Smith v. Condon, 90 Ill. App. 314 (1900)

July 17, 1900 · Illinois Appellate Court
90 Ill. App. 314

Franklin P. Smith and Eben B. Smith, Copartners, v. John Condon.

1. Practice—Actions on Contracts Against Two or More.—The rule is inflexible that in actions on contracts against two or more, and all are served with process, judgment must be against all or none.

Assumpsit, on joint contract. Appeal from the Circuit Court of Cook County; the Hon. Elbridge Hanecy, Judge, presiding. Heard in this court at the October term, 1899.

Affirmed.

Opinion filed July 17, 1900.

Rehearing denied July 31, 1900.

Walker & Davis, attorneys for appellants.

Edward H. Morris, attorney for appellee.

Mr. Presiding Justice Horton

delivered the opinion of the court.

This is an action in assumpsit. In the declaration filed it is averred that the defendants below, being .the appellee and the Indiana Pacing Association, were jointly liable to appellants. Both of said defendants appeared and .pleaded separately. A jury was waived and the cause submitted to the court for trial. Upon the trial appellants moved the court for leave to dismiss as to said racing association, *315which motion was sustained, and the suit dismissed as to said association. After hearing all the testimony the court found in favor of appellee and entered a judgment against appellants and in favor of appellee for the costs of suit.

Counsel for appellants contend that under the statute of Illinois all joint contracts shall be taken and held to be joint and several (Hurd’s Stat., Ch. 76, Sec. 3) and that appellants are entitled in this case to judgment against appellee alone.

In Faulk v. Kellums, 54 Ill. 191, the court says:

“ The rule is inflexible that in actions on contract against two or more, and all are served with process, judgment must go against all or none.”

Or as stated in Cooper v.

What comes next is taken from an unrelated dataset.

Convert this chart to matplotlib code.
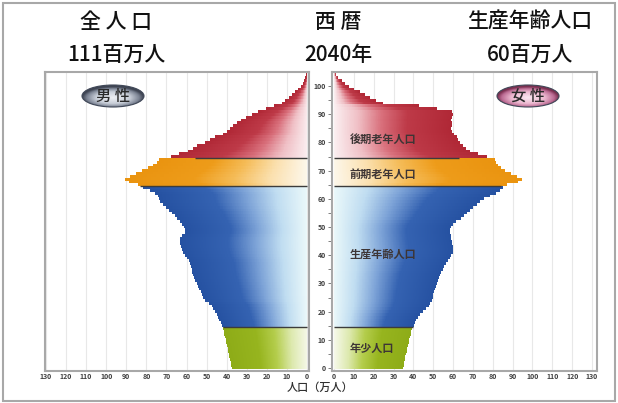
import numpy as np
import matplotlib.pyplot as plt
from matplotlib.colors import LinearSegmentedColormap
from matplotlib.patches import PathPatch, Ellipse, Rectangle
from matplotlib.path import Path

plt.rcParams['font.family'] = ['Noto Sans CJK JP', 'DejaVu Sans']

# 2040年 人口ピラミッド (万人), 年齢 0..105
male = [37.5, 37.8, 38.0, 38.3, 38.6, 38.9, 39.2, 39.5, 39.9, 40.2,
        40.5, 40.8, 41.2, 41.5, 41.9, 42.5, 43.0, 43.6, 44.3, 45.0,
        45.8, 46.6, 47.5, 49.0, 50.8, 51.8, 52.4, 53.0, 53.6, 54.2,
        54.9, 55.6, 56.2, 56.7, 57.2, 57.5, 57.8, 58.2, 59.0, 60.0,
        61.0, 61.8, 62.4, 63.0, 63.2, 63.3, 63.1, 62.2, 61.0, 60.8,
        61.4, 62.3, 63.4, 64.6, 65.8, 67.2, 68.8, 70.4, 71.8, 73.0,
        73.6, 74.0, 75.5, 78.0, 81.5, 84.0, 88.5, 90.5, 88.0, 85.2,
        82.3, 79.2, 76.5, 74.8, 73.8, 67.8, 64.0, 59.5, 57.0, 55.0,
        51.0, 48.5, 46.0, 42.0, 40.0, 38.5, 37.0, 35.0, 33.0, 30.5,
        27.5, 24.5, 20.5, 16.5, 12.5, 11.0, 9.0, 7.5, 6.0, 4.5,
        3.2, 2.2, 1.4, 0.8, 0.4, 0.2]
female = [35.0, 35.2, 35.5, 35.7, 36.0, 36.3, 36.6, 36.9, 37.2, 37.6,
          37.9, 38.2, 38.6, 39.0, 39.5, 40.2, 40.8, 41.4, 42.2, 43.4,
          45.0, 46.5, 47.8, 48.6, 49.2, 49.7, 50.0, 50.4, 50.9, 51.3,
          51.7, 52.2, 52.7, 53.2, 54.0, 54.8, 55.6, 56.5, 57.4, 58.3,
          59.2, 59.8, 60.2, 60.0, 59.6, 59.3, 59.0, 58.7, 58.4, 58.5,
          59.0, 59.9, 61.5, 63.8, 65.6, 67.0, 68.5, 70.0, 71.8, 73.5,
          75.5, 78.5, 81.5, 83.5, 85.3, 87.0, 92.5, 94.6, 92.0, 89.0,
          86.3, 84.0, 82.5, 81.6, 81.0, 77.0, 72.5, 68.5, 66.5, 65.0,
          63.5, 62.5, 61.8, 60.5, 59.5, 59.0, 59.3, 59.5, 59.0, 59.5,
          60.0, 59.5, 52.0, 43.0, 24.5, 21.0, 18.0, 15.5, 13.0, 10.0,
          7.5, 5.5, 3.8, 2.2, 1.0, 0.3]

groups = [(0, 14), (15, 64), (65, 74), (75, 105)]
group_names = ['年少人口', '生産年齢人口', '前期老年人口', '後期老年人口']
group_label_age = [7, 40.5, 68.7, 81]
group_colors = [
    ['#f6f9ea', '#dde9ae', '#b4cd4c', '#97b51f', '#8eac18'],
    ['#eaf8fa', '#c0ddf1', '#7ea4d8', '#3563b2', '#2652a2'],
    ['#fdf7ea', '#fbe0ae', '#f5bc58', '#ee9c1a', '#ea9410'],
    ['#fbeff1', '#f0c0c6', '#d9707c', '#be3a48', '#b02836'],
]
stops = [0.0, 0.2, 0.4, 0.62, 1.0]

sep_ages = [14.5, 64.5, 74.5]
sep_male = [42, 83, 56]
sep_female = [40, 84, 63]

titles_top = ['全 人 口', '西 暦', '生産年齢人口']
titles_bottom = ['111百万人', '2040年', '60百万人']
title_x = [116, 338, 530]


def draw_side(ax, vals, seps):
    ax.grid(axis='x', color='#e8e8e8', lw=0.8)
    ax.set_axisbelow(True)
    for (a0, a1), cols in zip(groups, group_colors):
        cm = LinearSegmentedColormap.from_list('g', list(zip(stops, cols)))
        v = np.array(vals[a0:a1 + 1])
        gmax = v.max()
        xs = np.linspace(0, gmax, 400)
        t = np.clip(xs[None, :] / v[:, None], 0, 1)
        im = ax.imshow(cm(t), extent=(0, gmax, a0 - 0.5, a1 + 0.5), origin='lower',
                       aspect='auto', interpolation='nearest', zorder=2)
        verts = [(0, a0 - 0.5)]
        for a, x in zip(range(a0, a1 + 1), v):
            verts += [(x, a - 0.5), (x, a + 0.5)]
        verts += [(0, a1 + 0.5), (0, a0 - 0.5)]
        patch = PathPatch(Path(verts), facecolor='none', edgecolor='none')
        ax.add_patch(patch)
        im.set_clip_path(patch)
    ax.hlines(sep_ages, 0, seps, color='#3c3c3c', lw=1.0, zorder=3)
    ax.set_ylim(-1.06, 105)
    ax.set_xticks(range(0, 131, 10))
    ax.set_xticklabels([str(x) for x in range(0, 131, 10)], fontweight='bold')
    ax.tick_params(axis='x', length=0, pad=1.5, labelsize=5, labelcolor='#404040')
    for s in ax.spines.values():
        s.set_color('#a8a8a8')
        s.set_linewidth(1.5)


fig = plt.figure(figsize=(6.18, 4.03), dpi=100)
axL = fig.add_axes([45 / 618, 1 - 371 / 403, 264 / 618, 299 / 403])
axR = fig.add_axes([332 / 618, 1 - 371 / 403, 265 / 618, 299 / 403])

draw_side(axL, male, sep_male)
axL.set_xlim(130.5, -1)
axL.set_yticks([])

draw_side(axR, female, sep_female)
axR.set_xlim(-1, 132.5)
axR.set_yticks(range(0, 101, 10))
axR.set_yticks(range(5, 101, 10), minor=True)
axR.set_yticklabels([str(y) for y in range(0, 101, 10)], fontweight='bold')
axR.tick_params(axis='y', which='both', length=3, width=0.7, color='#808080',
                labelsize=5, pad=1.5, labelcolor='#404040')

for name, age in zip(group_names, group_label_age):
    axR.text(8, age, name, fontsize=8, color='#3d3535', fontweight='bold',
             ha='left', va='center', zorder=4)

fig.text(320 / 618, 1 - 388 / 403, '人口（万人）', ha='center', va='center',
         fontsize=8, color='#303030', fontweight='medium')

# overlay in pixel coordinates
ov = fig.add_axes([0, 0, 1, 1])
ov.set_xlim(0, 618)
ov.set_ylim(403, 0)
ov.axis('off')

for x, t1, t2 in zip(title_x, titles_top, titles_bottom):
    ov.text(x, 22, t1, ha='center', va='center', fontsize=15, fontweight='medium', color='#111111')
    ov.text(x, 55, t2, ha='center', va='center', fontsize=15, fontweight='medium', color='#111111')

badges = [(113, '男 性', ['#eef0f4', '#c8ced8', '#7c8494', '#3e4452']),
          (528, '女 性', ['#fbe8f2', '#ecb8d0', '#bc6c94', '#7a3050'])]
for cx, label, cols in badges:
    cy, w, h = 96, 62, 22
    cm = LinearSegmentedColormap.from_list('b', list(zip([0, 0.55, 0.85, 1.0], cols)))
    X, Y = np.meshgrid(np.linspace(-1, 1, 120), np.linspace(-1, 1, 50))
    r = np.clip(np.sqrt(X ** 2 + (Y - 0.15) ** 2), 0, 1)
    im = ov.imshow(cm(r), extent=(cx - w / 2, cx + w / 2, cy + h / 2, cy - h / 2),
                   aspect='auto', interpolation='bilinear')
    e = Ellipse((cx, cy), w, h, facecolor='none', edgecolor='#404858', lw=0.8)
    ov.add_patch(e)
    im.set_clip_path(e)
    ov.text(cx, cy, label, ha='center', va='center', fontsize=11, color='#2a2a2a',
            fontweight='medium')

ov.add_patch(Rectangle((3, 3), 612, 398, fill=False, ec='#a8a8a8', lw=1.5))
ov.set_xlim(0, 618)
ov.set_ylim(403, 0)

fig.savefig('out.png', dpi=100)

McNeil & Higgins Co., 43 Ill. App. 351 (citing many cases):

“ The rule that in actions ex oontractu the judgment must be against all who are served or appear, or.none, has always existed in this State.”

And in Fish v. Farwell, 54 Ill. App. 457, 460 :

“None can be dismissed out of the case and judgment entered against the others.”

Whatever may be the merits of other points in this case, the judgment of the Circuit Court must be affirmed for the reason indicated.